Wyoming’s stablecoin, which isn’t yet named, is to be fully backed by state holdings in U.S. treasury bills. Stablecoins, as the name suggests, are a type of cryptocurrency designed to hold a relatively constant value, usually by tethering its price to a commodity or more traditional currency. In his letter, Gordon said he still has “some reservations about the potential impact this program may have on Wyoming’s hard fought reputation as a thoughtful leader in the world of digital assets.”
Wyoming, which many other states and local governments look to when drafting new banking codes or financial frameworks, would be the first state government to issue its own stablecoin if the initiative outlined by the legislation is successful. The bill authorizes the creation of a commission to manage the project, the issuance of the tokens and provisions for staffing and funding. The bill appropriates $500,000, though Gordon said this may not be enough funding and that the legislation is vague on staffing needs.
“I fear, though, that less thought was given to the detailed implementation of such a program perhaps than to the imagined prospects of success,” Gordon wrote. “First and foremost, there was no overall plan (a ‘business plan’ for lack of a better term) or, if a plan exists, it did not appear to have been used to guide the legislators in crafting the legislation. Even more concerning, is that this legislation does not require such a plan before an expensive director is hired.”

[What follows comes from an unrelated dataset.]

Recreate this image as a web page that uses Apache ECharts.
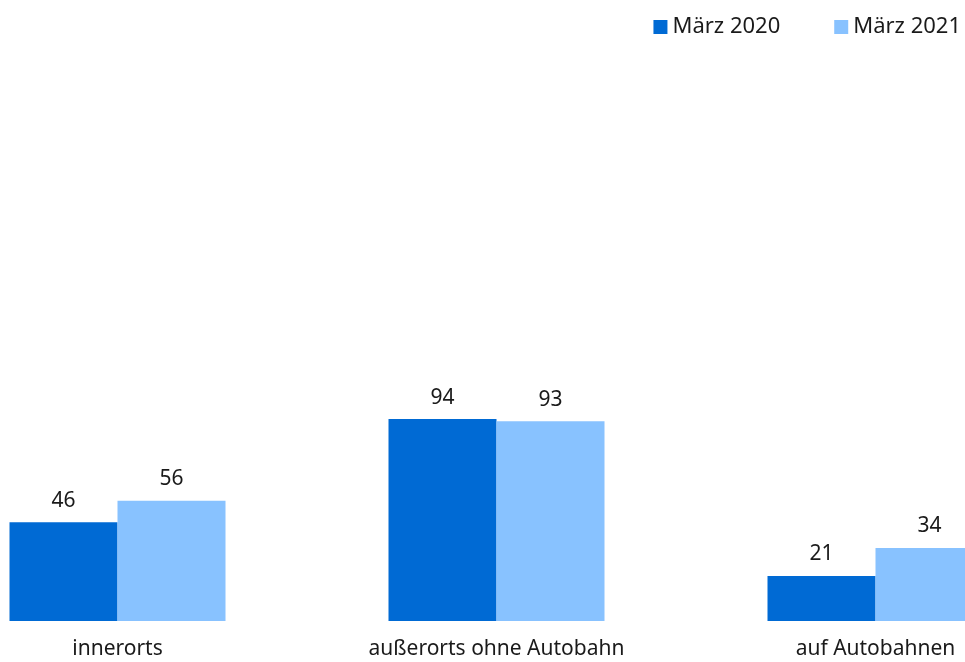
<!DOCTYPE html>
<html>
<head>
<meta charset="utf-8">
<script src="https://cdn.jsdelivr.net/npm/echarts@6/dist/echarts.min.js"></script>
<style>
  html, body { margin: 0; padding: 0; background: #ffffff; overflow: hidden; }
  #wrap { width: 965px; height: 662px; overflow: hidden; position: relative; }
  /* Diagramm ist im Original rechts und links angeschnitten */
  #chart { position: absolute; left: -72px; top: 0; width: 1137px; height: 662px; }
</style>
</head>
<body>
<div id="wrap"><div id="chart"></div></div>
<script>
// Kategorien und Werte
const categories = ["innerorts", "außerorts ohne Autobahn", "auf Autobahnen"];
const maerz2020 = [46, 94, 21];
const maerz2021 = [56, 93, 34];

const chart = echarts.init(document.getElementById("chart"));
const font = "Noto Sans";

const option = {
  animation: false,
  textStyle: { fontFamily: font },
  legend: {
    right: 99,
    top: 11,
    icon: "rect",
    itemWidth: 14,
    itemHeight: 14,
    itemGap: 54,
    textStyle: { fontSize: 22, color: "#1a1a1a", fontFamily: font },
    data: ["März 2020", "März 2021"],
  },
  grid: {
    left: 0,
    right: 0,
    top: 84,
    bottom: 41,
  },
  xAxis: {
    type: "category",
    data: categories,
    axisLine: { show: false },
    axisTick: { show: false },
    axisLabel: {
      color: "#1a1a1a",
      fontSize: 21,
      margin: 18,
      fontFamily: font,
    },
  },
  yAxis: {
    type: "value",
    min: 0,
    max: 250,
    show: false,
  },
  series: [
    {
      name: "März 2020",
      type: "bar",
      data: maerz2020,
      barWidth: 108,
      barGap: 0,
      itemStyle: { color: "#006ad4" },
      label: {
        show: true,
        position: "top",
        distance: 11,
        fontSize: 21,
        color: "#1a1a1a",
        fontFamily: font,
      },
    },
    {
      name: "März 2021",
      type: "bar",
      data: maerz2021,
      barWidth: 108,
      barGap: 0,
      itemStyle: { color: "#88c2ff" },
      label: {
        show: true,
        position: "top",
        distance: 11,
        fontSize: 21,
        color: "#1a1a1a",
        fontFamily: font,
      },
    },
  ],
};

chart.setOption(option);
</script>
</body>
</html>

Gordon called for a more thorough accounting of potential costs, a list of criteria for a qualified director and a timeline for meeting state requirements and negotiating contracts.
“Innovation does not always wait for the perfect, rather it emerges, is refined, and eventually becomes established,” he wrote. “Still, first movers are not always rewarded. They are, however, vital to progress.”
Two digital tokens that were first movers at the local government level — MiamiCoin and NYCCoin — were last week suspended from being traded on their main exchange after a period of low liquidity, though these currencies were not created by or even officially endorsed by those cities. But Gordon said Wyoming’s stablecoin “could be a great achievement” that “could provide significant revenue to the state particularly with interest rates rising as a result of the Federal Reserve policy.” He also floated a concern, though, about the level of public demand for a state-issued cryptocurrency.
Gordon, a Republican who took office in 2019, revealed in 2021 that he owned cryptocurrencies and has compared his state to Delaware, New York City and Miami — locales that have enticed entrepreneurship through their innovative financial regulations. Gordon said he will sit on the new commission in hopes of making the coin a success.
“No doubt, the legislature will benefit from our work in this regard and will be better equipped to make adjustments to this enabling act in the years to come should this endeavor come to fruition unmolested by the federal government,” he wrote.